No whining at Hops and Vines

Sonoita winery aims to be laid-back and family-friendly
2012-09-27T00:00:00Z 2014-10-10T11:45:39Z No whining at Hops and VinesKristen Cook Kcook@azstarnet.com Arizona Daily Star
September 27, 2012 12:00 am  • 

SONOITA - A friendly bit of advice if you trek down here to Arizona Hops and Vines: Watch out for Bob.

He bites.

Bob Marley the goat has these cool, rasta-colored balls covering the poke-y ends of his horns, but those aren't what you have to look out for. Beware those blunt chompers. Oh, he'll act friendly. Do not be fooled.

Bob's sociability issues aside, the rest of the four-legged crew at Hops and Vines is incredibly charming. Lola the Australian shepherd is lovely.

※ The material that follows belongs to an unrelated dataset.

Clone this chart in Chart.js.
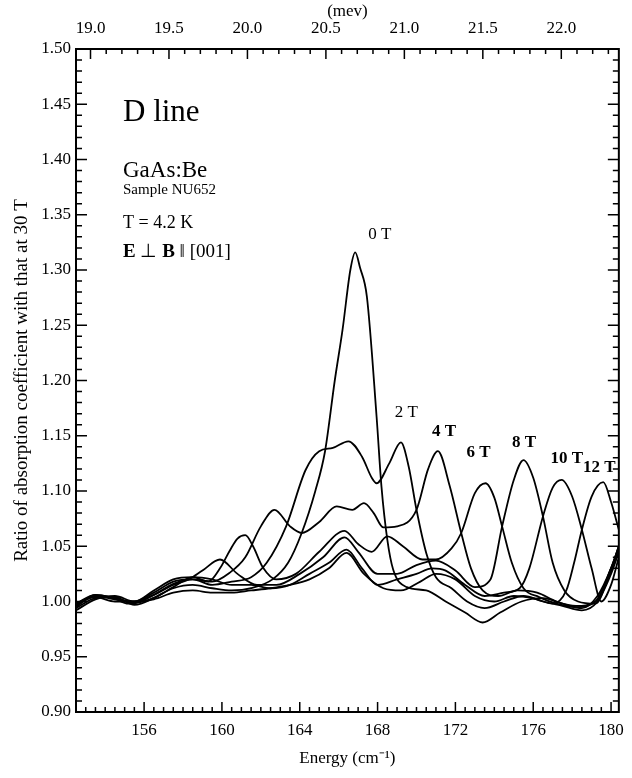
<!DOCTYPE html>
<html>
<head>
<meta charset="utf-8">
<script src="https://cdn.jsdelivr.net/npm/chart.js@4"></script>
<style>
  html, body { margin: 0; padding: 0; background: #fff; }
  #wrap { width: 632px; height: 778px; }
</style>
</head>
<body>
<div id="wrap"><canvas id="chart" width="632" height="778"></canvas></div>
<script>
// energy (cm-1) vs ratio
var B0 = [[152.5,0.995],[153.3,1.004],[154.2,1.004],[155.2,0.998],[156.3,1.002],[157.5,1.012],[158.5,1.015],[159.5,1.012],[160.5,1.01],[161.5,1.012],[162.6,1.02],[163.4,1.035],[164.1,1.062],[164.8,1.1],[165.3,1.136],[165.8,1.2],[166.2,1.246],[166.6,1.3],[166.85,1.316],[167.1,1.302],[167.45,1.276],[167.95,1.167],[168.2,1.104],[168.5,1.056],[168.8,1.029],[169.5,1.013],[170.5,1.01],[171.5,1.0],[172.5,0.99],[173.4,0.981],[174.3,0.99],[175.4,1.0],[176.5,1.003],[177.5,0.998],[178.5,0.994],[179.3,1.005],[180,1.03],[180.4,1.05]];
var B2 = [[152.5,0.998],[153.5,1.005],[154.5,1.002],[155.5,1.0],[156.5,1.008],[157.5,1.018],[158.5,1.02],[159.5,1.015],[160.5,1.018],[161.5,1.022],[162.3,1.035],[163.3,1.068],[164.3,1.119],[165.0,1.136],[165.7,1.139],[166.5,1.145],[167.2,1.131],[167.7,1.112],[167.95,1.107],[168.6,1.125],[169.2,1.144],[169.6,1.122],[170.0,1.083],[170.5,1.044],[171.0,1.022],[171.8,1.012],[172.6,1.0],[173.5,0.994],[174.5,1.0],[175.5,1.005],[176.5,1.0],[177.5,0.996],[178.5,0.992],[179.3,1.0],[180,1.025],[180.4,1.045]];
var B4 = [[152.5,0.996],[153.5,1.006],[154.5,1.003],[155.5,0.999],[156.5,1.006],[157.5,1.016],[158.5,1.02],[159.5,1.018],[160.4,1.026],[161.2,1.04],[162.0,1.068],[162.7,1.083],[163.5,1.068],[164.1,1.062],[165.0,1.072],[165.9,1.086],[166.7,1.083],[167.3,1.089],[167.8,1.08],[168.3,1.067],[169.0,1.068],[170.0,1.083],[170.6,1.12],[171.1,1.136],[171.7,1.105],[172.3,1.062],[172.8,1.03],[173.4,1.01],[174.2,1.005],[175.2,1.01],[176.2,1.008],[177.2,1.0],[178.2,0.996],[179.2,1.0],[180,1.028],[180.4,1.05]];
var B6 = [[152.5,0.997],[153.5,1.004],[154.5,1.0],[155.5,1.0],[156.5,1.01],[157.5,1.02],[158.5,1.022],[159.3,1.018],[159.9,1.03],[160.4,1.046],[160.8,1.057],[161.2,1.06],[161.6,1.05],[162.1,1.031],[162.8,1.02],[163.8,1.025],[165.0,1.045],[166.3,1.064],[167.0,1.052],[167.7,1.045],[168.5,1.059],[169.3,1.05],[170.3,1.038],[171.0,1.038],[171.8,1.048],[172.3,1.062],[173.0,1.098],[173.55,1.107],[174.0,1.094],[174.4,1.068],[174.9,1.035],[175.5,1.012],[176.3,1.004],[177.2,0.998],[178.2,0.995],[179.2,1.0],[180,1.03],[180.4,1.048]];
var B8 = [[152.5,0.998],[153.5,1.006],[154.5,1.003],[155.5,0.999],[156.5,1.006],[157.5,1.015],[158.3,1.02],[159.0,1.028],[159.9,1.038],[160.8,1.025],[161.8,1.015],[162.8,1.015],[164.0,1.025],[165.2,1.04],[166.3,1.058],[167.0,1.045],[168.0,1.025],[169.0,1.025],[170.0,1.033],[171.0,1.037],[172.0,1.028],[173.0,1.013],[173.8,1.02],[174.4,1.068],[175.0,1.11],[175.5,1.128],[176.0,1.112],[176.5,1.077],[177.0,1.035],[177.6,1.01],[178.3,1.0],[179.2,0.998],[180,1.03],[180.4,1.05]];
var B10 = [[152.5,0.994],[153.5,1.003],[154.5,1.004],[155.5,0.997],[156.5,1.003],[157.5,1.013],[158.5,1.022],[159.5,1.02],[160.5,1.015],[161.5,1.015],[162.5,1.012],[163.5,1.015],[164.5,1.025],[165.5,1.035],[166.4,1.047],[167.2,1.03],[168.0,1.015],[169.0,1.02],[170.0,1.025],[170.8,1.03],[171.5,1.028],[172.5,1.015],[173.5,1.005],[174.5,1.008],[175.3,1.012],[175.8,1.03],[176.5,1.077],[177.0,1.103],[177.46,1.11],[178.0,1.095],[178.5,1.065],[179.0,1.03],[179.5,1.0],[180,1.015],[180.4,1.04]];
var B12 = [[152.5,0.992],[153.5,1.002],[154.5,1.005],[155.5,1.0],[156.5,1.002],[157.5,1.008],[158.5,1.01],[159.5,1.008],[160.5,1.008],[161.5,1.01],[162.5,1.012],[163.5,1.015],[164.5,1.02],[165.5,1.03],[166.4,1.044],[167.3,1.025],[168.3,1.012],[169.2,1.01],[170.2,1.018],[171.0,1.025],[172.0,1.02],[173.0,1.005],[174.0,1.0],[175.0,1.005],[176.0,1.003],[177.0,0.998],[177.7,1.01],[178.1,1.035],[178.5,1.065],[179.0,1.095],[179.6,1.108],[180.0,1.09],[180.4,1.065]];

var SERIES = [B0, B2, B4, B6, B8, B10, B12];
var FIELD_LABELS = ['0 T', '2 T', '4 T', '6 T', '8 T', '10 T', '12 T'];
var LABEL_POS = [[168.11,1.3325],[169.48,1.171],[171.41,1.154],[173.19,1.135],[175.53,1.144],[177.72,1.129],[179.39,1.121]];

var X_TICKS = [156, 160, 164, 168, 172, 176, 180];
var Y_TICKS = [0.90, 0.95, 1.00, 1.05, 1.10, 1.15, 1.20, 1.25, 1.30, 1.35, 1.40, 1.45, 1.50];
var MEV_TICKS = [19.0, 19.5, 20.0, 20.5, 21.0, 21.5, 22.0];
var X_MIN = 152.5, X_MAX = 180.4;
var CM_TO_MEV = 0.123984;

var SERIF = '"Liberation Serif", "Times New Roman", serif';

function fixTicks(list) {
  return function(scale) {
    scale.ticks = list.map(function(v) { return {value: v}; });
  };
}

// inward ticks on all four sides + frame
var frameTicks = {
  id: 'frameTicks',
  afterDraw: function(chart) {
    var ctx = chart.ctx, a = chart.chartArea;
    var sx = chart.scales.x, sy = chart.scales.y, st = chart.scales.xTop;
    ctx.save();
    ctx.strokeStyle = '#000';
    ctx.lineWidth = 1.5;
    ctx.beginPath();
    var v, p, len;
    for (v = 153; v <= X_MAX + 1e-6; v += 0.5) {
      p = sx.getPixelForValue(v);
      len = (Math.abs(v % 4) < 1e-6) ? 10 : 5;
      ctx.moveTo(p, a.bottom); ctx.lineTo(p, a.bottom - len);
    }
    for (v = 19.0; v <= 22.36; v += 0.1) {
      var vv = Math.round(v * 10) / 10;
      p = st.getPixelForValue(vv);
      len = (Math.abs((vv * 2) - Math.round(vv * 2)) < 1e-6) ? 10 : 5;
      ctx.moveTo(p, a.top); ctx.lineTo(p, a.top + len);
    }
    for (var i = 0; i <= 60; i++) {
      v = 0.9 + i * 0.01;
      p = sy.getPixelForValue(v);
      len = (i % 5 === 0) ? 11 : 6;
      ctx.moveTo(a.left, p); ctx.lineTo(a.left + len, p);
      ctx.moveTo(a.right, p); ctx.lineTo(a.right - len, p);
    }
    ctx.stroke();
    ctx.lineWidth = 2;
    ctx.strokeRect(a.left, a.top, a.right - a.left, a.bottom - a.top);
    ctx.restore();
  }
};

var notes = {
  id: 'notes',
  afterDatasetsDraw: function(chart) {
    var ctx = chart.ctx, a = chart.chartArea;
    var sx = chart.scales.x, sy = chart.scales.y;
    ctx.save();
    ctx.fillStyle = '#000';
    ctx.textAlign = 'left';
    ctx.textBaseline = 'alphabetic';
    var x0 = a.left + 47;
    ctx.font = '31px ' + SERIF;
    ctx.fillText('D line', x0, a.top + 72);
    ctx.font = '23px ' + SERIF;
    ctx.fillText('GaAs:Be', x0, a.top + 128);
    ctx.font = '15px ' + SERIF;
    ctx.fillText('Sample NU652', x0, a.top + 145);
    ctx.font = '18px ' + SERIF;
    ctx.fillText('T = 4.2 K', x0, a.top + 179);
    var parts = [['E', true], [' \u22A5 ', false], ['B', true], [' \u2016 [001]', false]];
    var cx = x0;
    parts.forEach(function(pt) {
      ctx.font = (pt[1] ? 'bold ' : '') + '19px ' + SERIF;
      ctx.fillText(pt[0], cx, a.top + 208);
      cx += ctx.measureText(pt[0]).width;
    });
    ctx.textAlign = 'center';
    ctx.textBaseline = 'middle';
    FIELD_LABELS.forEach(function(t, k) {
      ctx.font = (k >= 2 ? 'bold ' : '') + '17px ' + SERIF;
      ctx.fillText(t, sx.getPixelForValue(LABEL_POS[k][0]), sy.getPixelForValue(LABEL_POS[k][1]));
    });
    ctx.restore();
  }
};

var datasets = SERIES.map(function(s, k) {
  return {
    label: FIELD_LABELS[k],
    data: s.map(function(p) { return {x: p[0], y: p[1]}; }),
    borderColor: '#000',
    borderWidth: 1.8,
    pointRadius: 0,
    fill: false,
    tension: 0.4,
    cubicInterpolationMode: 'monotone'
  };
});

new Chart(document.getElementById('chart').getContext('2d'), {
  type: 'line',
  data: { datasets: datasets },
  plugins: [frameTicks, notes],
  options: {
    responsive: false,
    animation: false,
    layout: { padding: { right: 7, left: 0, top: 0, bottom: 0 } },
    plugins: { legend: { display: false }, tooltip: { enabled: false } },
    scales: {
      x: {
        type: 'linear', position: 'bottom', min: X_MIN, max: X_MAX,
        afterBuildTicks: fixTicks(X_TICKS),
        afterFit: function(s) { s.height = 66; },
        grid: { display: false, drawTicks: false },
        border: { display: false },
        ticks: { color: '#000', padding: 8, maxRotation: 0, autoSkip: false, font: { family: SERIF, size: 17 } },
        title: { display: true, text: 'Energy (cm\u207B\u00B9)', color: '#000', font: { family: SERIF, size: 17 }, padding: { top: 0, bottom: 9 } }
      },
      xTop: {
        type: 'linear', position: 'top', min: X_MIN * CM_TO_MEV, max: X_MAX * CM_TO_MEV,
        afterBuildTicks: fixTicks(MEV_TICKS),
        afterFit: function(s) { s.height = 49; },
        grid: { display: false, drawTicks: false },
        border: { display: false },
        ticks: { color: '#000', padding: 10, maxRotation: 0, autoSkip: false, font: { family: SERIF, size: 17 },
          callback: function(v) { return v.toFixed(1); } },
        title: { display: true, text: '(mev)', color: '#000', font: { family: SERIF, size: 17 }, padding: { top: 1, bottom: 0 } }
      },
      y: {
        type: 'linear', position: 'left', min: 0.9, max: 1.5,
        afterBuildTicks: fixTicks(Y_TICKS),
        afterFit: function(s) { s.width = 76; },
        grid: { display: false, drawTicks: false },
        border: { display: false },
        ticks: { color: '#000', padding: 5, autoSkip: false, font: { family: SERIF, size: 17 },
          callback: function(v) { return v.toFixed(2); } },
        title: { display: true, text: 'Ratio of absorption coefficient with that at 30 T', color: '#000', font: { family: SERIF, size: 19 }, padding: { top: 11, bottom: 0 } }
      }
    }
  }
});
</script>
</body>
</html>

Elton John the rabbit, Harriet Tubman the turtle and the chickens are all quite chill.

A petting zoo at a winery? Yup, that's pretty unusual, but then, so is Arizona Hops and Vines.

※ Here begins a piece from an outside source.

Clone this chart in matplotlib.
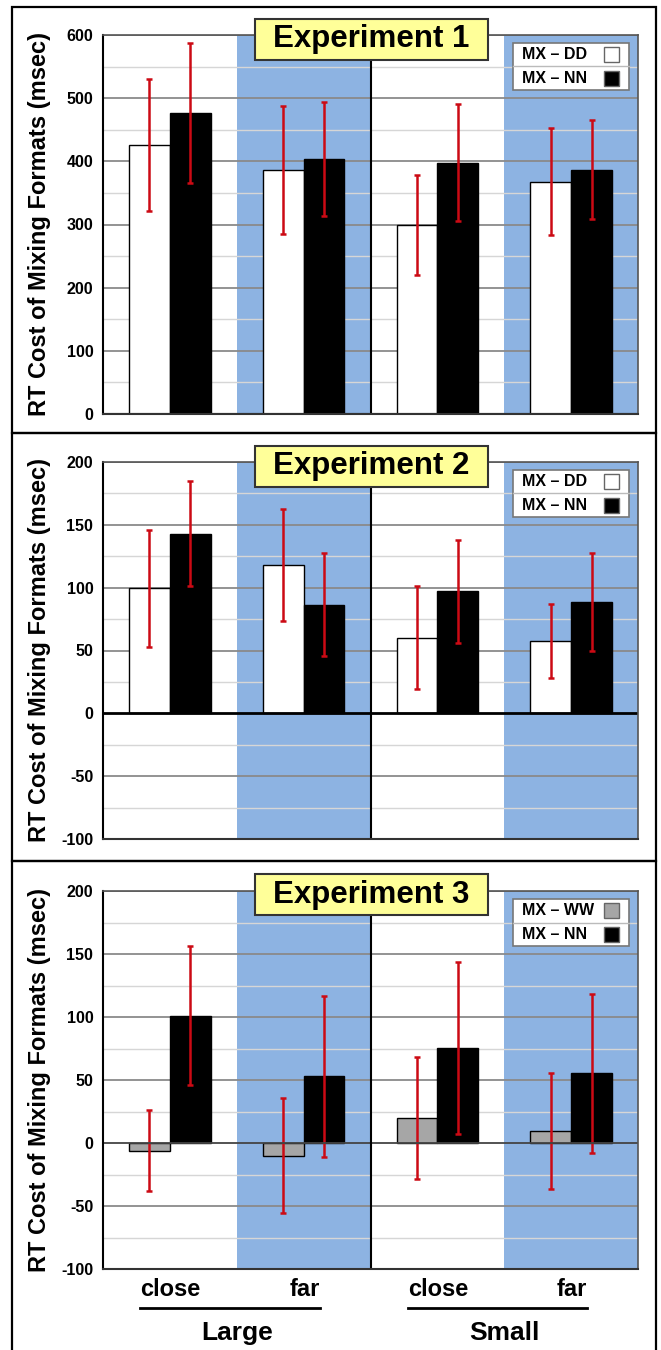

This is a place that takes the "h" out of wine - kids are not only welcome, they'll actually have a good time.

When sisters Megan Austin Haller and Shannon Austin Zouzoulas, along with their friend Summer Cantu, opened the winery in March, they wanted something family-friendly. After all, they didn't discover the wonders of wine until they became moms.

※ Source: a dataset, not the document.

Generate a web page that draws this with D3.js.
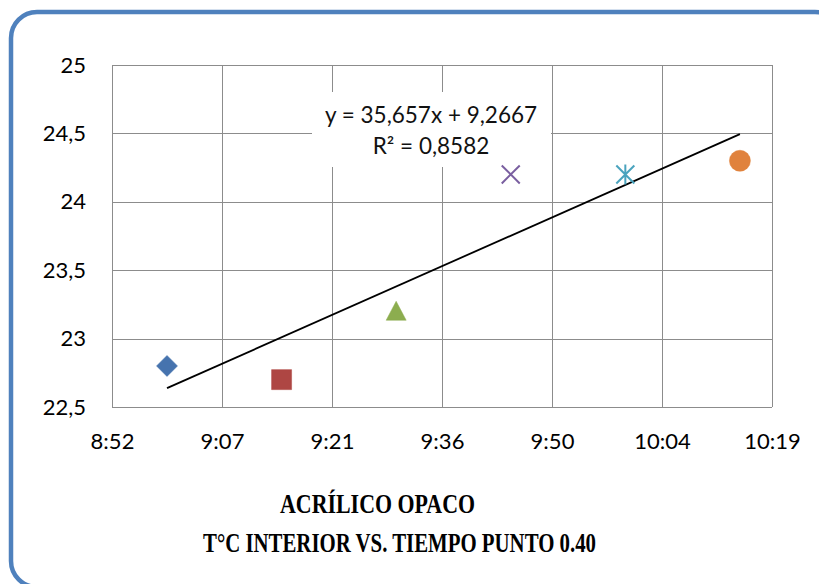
<!DOCTYPE html>
<html>
<head>
<meta charset="utf-8">
<script src="https://cdn.jsdelivr.net/npm/d3@7"></script>
<style>
  html, body { margin: 0; padding: 0; background: #ffffff; }
  svg { display: block; }
</style>
</head>
<body>
<svg id="chart" width="819" height="584"></svg>
<script>
// ---- data ----
const timeLabels = ["9:00", "9:15", "9:30", "9:45", "10:00", "10:15"];
const temperatures = [22.8, 22.7, 23.2, 24.2, 24.2, 24.3];
const markerShapes = ["diamond", "square", "triangle", "x", "star", "circle"];
const markerColors = ["#4673AE", "#AE4643", "#8CAD4F", "#7A5FA0", "#4AA3BE", "#E0823D"];
const xTickValues = [0.37, 0.38, 0.39, 0.40, 0.41, 0.42, 0.43];
const xTickLabels = ["8:52", "9:07", "9:21", "9:36", "9:50", "10:04", "10:19"];
const yTickValues = [22.5, 23, 23.5, 24, 24.5, 25];
const yTickLabels = ["22,5", "23", "23,5", "24", "24,5", "25"];
const trendSlope = [35.657];
const trendIntercept = [9.2667];
const trendLabels = ["y = 35,657x + 9,2667", "R² = 0,8582"];
const titleLines = ["ACRÍLICO OPACO", "T°C INTERIOR VS. TIEMPO PUNTO 0.40"];

// time "h:mm" -> fraction of day (Excel serial)
function toDay(t) { const [h, m] = t.split(":").map(Number); return (h * 60 + m) / 1440; }
const points = timeLabels.map((t, i) => ({ x: toDay(t), y: temperatures[i], shape: markerShapes[i], color: markerColors[i] }));

const svg = d3.select("#chart");

// frame
svg.append("rect")
  .attr("x", 11).attr("y", 12).attr("width", 830).attr("height", 575)
  .attr("rx", 26).attr("ry", 26)
  .attr("fill", "#ffffff").attr("stroke", "#4F81BD").attr("stroke-width", 4.5);

const plot = { left: 112, top: 65, right: 772, bottom: 407 };
const x = d3.scaleLinear().domain([0.37, 0.43]).range([plot.left, plot.right]);
const y = d3.scaleLinear().domain([22.5, 25]).range([plot.bottom, plot.top]);

const numFont = "Lato, 'Open Sans', sans-serif";

// gridlines
const grid = svg.append("g").attr("stroke", "#8C8C8C").attr("stroke-width", 1.3).attr("shape-rendering", "crispEdges");
grid.selectAll("line.h").data(yTickValues).join("line")
  .attr("x1", plot.left).attr("x2", plot.right)
  .attr("y1", d => Math.round(y(d)) + 0.5).attr("y2", d => Math.round(y(d)) + 0.5);
grid.selectAll("line.v").data(xTickValues).join("line")
  .attr("y1", plot.top).attr("y2", plot.bottom)
  .attr("x1", d => Math.round(x(d)) + 0.5).attr("x2", d => Math.round(x(d)) + 0.5);

// axes (labels only)
const yAxis = d3.axisLeft(y).tickValues(yTickValues)
  .tickFormat((d, i) => yTickLabels[i]).tickSize(0).tickPadding(26);
const gy = svg.append("g").attr("transform", `translate(${plot.left},0)`).call(yAxis);
gy.select(".domain").remove();
gy.selectAll("text").attr("font-family", numFont).attr("font-size", 22).attr("fill", "#000");

const xAxis = d3.axisBottom(x).tickValues(xTickValues)
  .tickFormat((d, i) => xTickLabels[i]).tickSize(0).tickPadding(26);
const gx = svg.append("g").attr("transform", `translate(0,${plot.bottom})`).call(xAxis);
gx.select(".domain").remove();
gx.selectAll("text").attr("font-family", numFont).attr("font-size", 22).attr("fill", "#000");

// trendline over data range
const xMin = d3.min(points, d => d.x), xMax = d3.max(points, d => d.x);
const trend = [xMin, xMax].map(v => ({ x: v, y: trendSlope[0] * v + trendIntercept[0] }));

// trendline label box
const lbl = svg.append("g");
lbl.append("rect").attr("x", 312).attr("y", 92).attr("width", 239).attr("height", 75).attr("fill", "#ffffff");
lbl.selectAll("text").data(trendLabels).join("text")
  .attr("x", 431).attr("y", (d, i) => 123 + i * 31)
  .attr("text-anchor", "middle")
  .attr("font-family", numFont).attr("font-size", 22.5).attr("fill", "#111")
  .text(d => d);

svg.append("path")
  .attr("d", d3.line().x(d => x(d.x)).y(d => y(d.y))(trend))
  .attr("stroke", "#000").attr("stroke-width", 1.8).attr("fill", "none");

// markers
function markerPath(shape) {
  const p = d3.path();
  if (shape === "diamond") { p.moveTo(0, -10.5); p.lineTo(10.5, 0); p.lineTo(0, 10.5); p.lineTo(-10.5, 0); p.closePath(); }
  else if (shape === "square") { p.rect(-10, -10, 20, 20); }
  else if (shape === "triangle") { p.moveTo(0, -10); p.lineTo(10, 9); p.lineTo(-10, 9); p.closePath(); }
  else if (shape === "circle") { p.arc(0, 0, 10.5, 0, 2 * Math.PI); }
  else if (shape === "x") { p.moveTo(-9, -9); p.lineTo(9, 9); p.moveTo(9, -9); p.lineTo(-9, 9); }
  else if (shape === "star") { p.moveTo(-9, -9); p.lineTo(9, 9); p.moveTo(9, -9); p.lineTo(-9, 9); p.moveTo(0, -10); p.lineTo(0, 10); }
  return p.toString();
}
svg.append("g").selectAll("path").data(points).join("path")
  .attr("transform", d => `translate(${x(d.x)},${y(d.y)})`)
  .attr("d", d => markerPath(d.shape))
  .attr("fill", d => (d.shape === "x" || d.shape === "star") ? "none" : d.color)
  .attr("stroke", d => d.color)
  .attr("stroke-width", d => (d.shape === "x" || d.shape === "star") ? 2 : 0.5);

// titles
const titleFont = "'Liberation Serif', 'Times New Roman', serif";
svg.append("text").attr("x", 280).attr("y", 513)
  .attr("font-family", titleFont).attr("font-weight", "bold").attr("font-size", 28)
  .attr("textLength", 195).attr("lengthAdjust", "spacingAndGlyphs")
  .text(titleLines[0]);
svg.append("text").attr("x", 203).attr("y", 552)
  .attr("font-family", titleFont).attr("font-weight", "bold").attr("font-size", 27)
  .attr("textLength", 393).attr("lengthAdjust", "spacingAndGlyphs")
  .text(titleLines[1]);
</script>
</body>
</html>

"Nothing makes you want to drink more than children," Haller said. "We figure we'd better keep 'em busy while you drink."

Hence the petting zoo. And the games - cornhole, tetherball and horseshoes are scattered outside the tasting room, a remodeled home on the 10-acre property. The grounds are landscaped with a trickling fountain and small pond, surrounded by chairs and benches, all perfect places to sit and sip and take in the rolling green hills of Arizona's wine country.

Remember the story of "The Little Engine That Could"? This scrappy little winery is quite similar.

"It's been done on a shoestring," said Haller, who lives in Vail and worked at Sonoita wineries for several years before striking out on her own. "It's a collaborative effort."

She and her sister sweet-talked their parents into buying the property, which they lease back. Haller's trade work at area wineries scored them the cuttings growing in the 6-acre vineyard. She scavenged the wire used to attach the vines to trellises. The winery relies on an army of volunteers, while an adopt-a-barrel program provides some capital.

And though wine is a serious business, this place doesn't take itself too seriously. The women (who aren't above pouring wine into a slushie machine) dish out a heaping helping of fun - along with Cheetos. The puffy ones.

"Cheetos do pair well with the red," said Haller, who admits she loves the orange snacks as much as the vino. The red she's referring to is Imbibe, a California Petite Verdot. The winery offers a rotating selection of a half-dozen wines ($22 a bottle and up). They're a mix of vintages made elsewhere along with a few Arizona Hops and Vines made with grapes purchased in Willcox and California. Their own vines will be ready to harvest next year.

Events have included a camp-out in the vineyard to enjoy a meteor shower and another one called Bad Decisions Night that featured beer, bacon, cheese and chocolate along with, of course, wine.

"We are the most laid-back, relaxed winery," Zouzoulas said.

Haller and Zouzoulas handle day-to-day operations, since Cantu lives in Patagonia. Zouzoulas joked that she's "out in the vineyard, doing what Megan tells me to do. She's the brains."

Their six kids are in on the action, too.

"They complain about pulling weeds," Haller said.

The kids man the so-called Sober Shack, a teeny shedlike building with a chalk-board painted counter that serves up sweet, sweet - did we mention sweet? - home-mixed sodas in flavors like white peach and green apple.

"The kids make the syrups themselves from fruit and sugar," said Haller, who's studying winemaking through the University of California-Davis. "They come up with the recipes."

Looming on the horizon: growing more hops (they've got a little under an acre now), a bocce ball court, an air hockey tournament, a Christmas party pairing wines with cookies, and perhaps a mini-donkey and a few little goat friends for Bob. The lady who provides goat cheese for the winery thinks it might make him friendlier, Haller said.

But until his bleating buddies arrive, keep a watchful eye on the Bobster.

If You Go

• What: Arizona Hops and Vines, 3450 Highway 82, Sonoita, azhopsandvines.com,1-888-569-1642

• Tasting hours: 10 a.m.-6 p.m. Fridays-Sundays.

• Et cetera: A few Arizona Hops and Vines wines are available at The RumRunner, 3131 E. First St.

Up next:

• Oct. 5 - Art in the Heart of Sonoita: Xymyl: Xymyl - aka Thomas Ale Johnson - will show oil monoprints made using hop leaves.

• Oct. 13 - Oktoberfest: German food, music and clothes along with a home-brewing contest, pitting local concoctions against microbrews from the area.